▶ **Exercise brief**:
Find the lines below that contain the string "seaborn". Copy each one.

=====

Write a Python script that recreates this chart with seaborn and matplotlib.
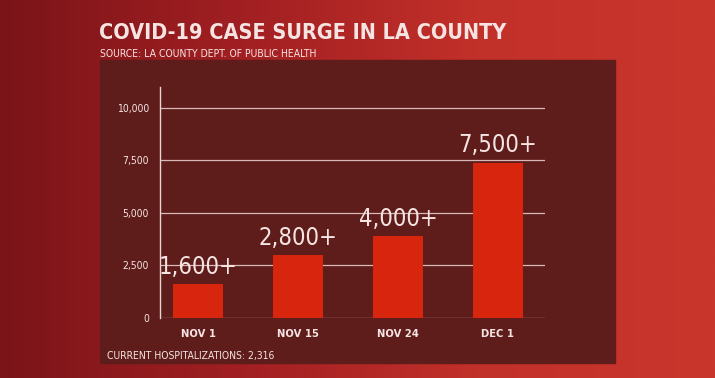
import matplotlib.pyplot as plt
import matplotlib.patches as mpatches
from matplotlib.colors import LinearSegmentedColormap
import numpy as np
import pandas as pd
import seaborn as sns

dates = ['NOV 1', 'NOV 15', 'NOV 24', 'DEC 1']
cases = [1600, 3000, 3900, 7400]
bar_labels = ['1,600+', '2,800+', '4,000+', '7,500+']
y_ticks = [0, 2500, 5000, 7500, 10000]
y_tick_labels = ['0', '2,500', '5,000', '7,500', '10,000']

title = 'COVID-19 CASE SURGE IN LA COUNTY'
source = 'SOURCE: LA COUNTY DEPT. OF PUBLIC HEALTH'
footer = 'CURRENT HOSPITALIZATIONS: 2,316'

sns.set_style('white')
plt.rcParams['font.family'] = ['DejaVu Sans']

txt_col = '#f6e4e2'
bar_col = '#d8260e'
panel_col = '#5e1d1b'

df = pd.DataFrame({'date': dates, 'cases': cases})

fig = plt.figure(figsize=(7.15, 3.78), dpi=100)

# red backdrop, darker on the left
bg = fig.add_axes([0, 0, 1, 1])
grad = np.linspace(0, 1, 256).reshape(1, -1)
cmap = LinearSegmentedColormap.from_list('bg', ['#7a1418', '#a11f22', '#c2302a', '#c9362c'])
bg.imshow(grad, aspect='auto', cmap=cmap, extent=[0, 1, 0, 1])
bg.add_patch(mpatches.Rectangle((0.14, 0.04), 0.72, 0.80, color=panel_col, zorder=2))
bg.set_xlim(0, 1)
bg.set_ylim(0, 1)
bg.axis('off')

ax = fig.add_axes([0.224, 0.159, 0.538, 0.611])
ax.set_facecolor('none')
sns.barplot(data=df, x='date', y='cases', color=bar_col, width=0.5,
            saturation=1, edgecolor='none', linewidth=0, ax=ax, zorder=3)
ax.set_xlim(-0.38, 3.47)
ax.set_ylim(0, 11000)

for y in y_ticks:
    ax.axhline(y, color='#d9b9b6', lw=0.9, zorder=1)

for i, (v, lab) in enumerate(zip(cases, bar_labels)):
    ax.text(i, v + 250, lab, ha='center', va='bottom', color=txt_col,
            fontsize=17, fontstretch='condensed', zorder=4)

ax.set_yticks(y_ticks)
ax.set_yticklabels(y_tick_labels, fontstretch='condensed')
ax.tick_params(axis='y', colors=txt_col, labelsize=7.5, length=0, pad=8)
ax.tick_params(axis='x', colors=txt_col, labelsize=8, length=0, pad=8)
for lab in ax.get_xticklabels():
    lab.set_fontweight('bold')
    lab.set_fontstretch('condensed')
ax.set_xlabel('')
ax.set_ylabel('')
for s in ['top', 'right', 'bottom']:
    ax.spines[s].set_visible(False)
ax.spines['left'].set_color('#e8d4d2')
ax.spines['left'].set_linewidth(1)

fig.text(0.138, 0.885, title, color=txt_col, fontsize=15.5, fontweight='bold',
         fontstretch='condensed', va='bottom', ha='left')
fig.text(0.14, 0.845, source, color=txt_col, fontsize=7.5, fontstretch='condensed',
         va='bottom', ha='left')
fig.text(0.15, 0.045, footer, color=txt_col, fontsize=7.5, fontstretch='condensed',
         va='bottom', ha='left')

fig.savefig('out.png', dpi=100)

=====

▶ **Response for this exercise**:
Write a Python script that recreates this chart with seaborn and matplotlib.
import seaborn as sns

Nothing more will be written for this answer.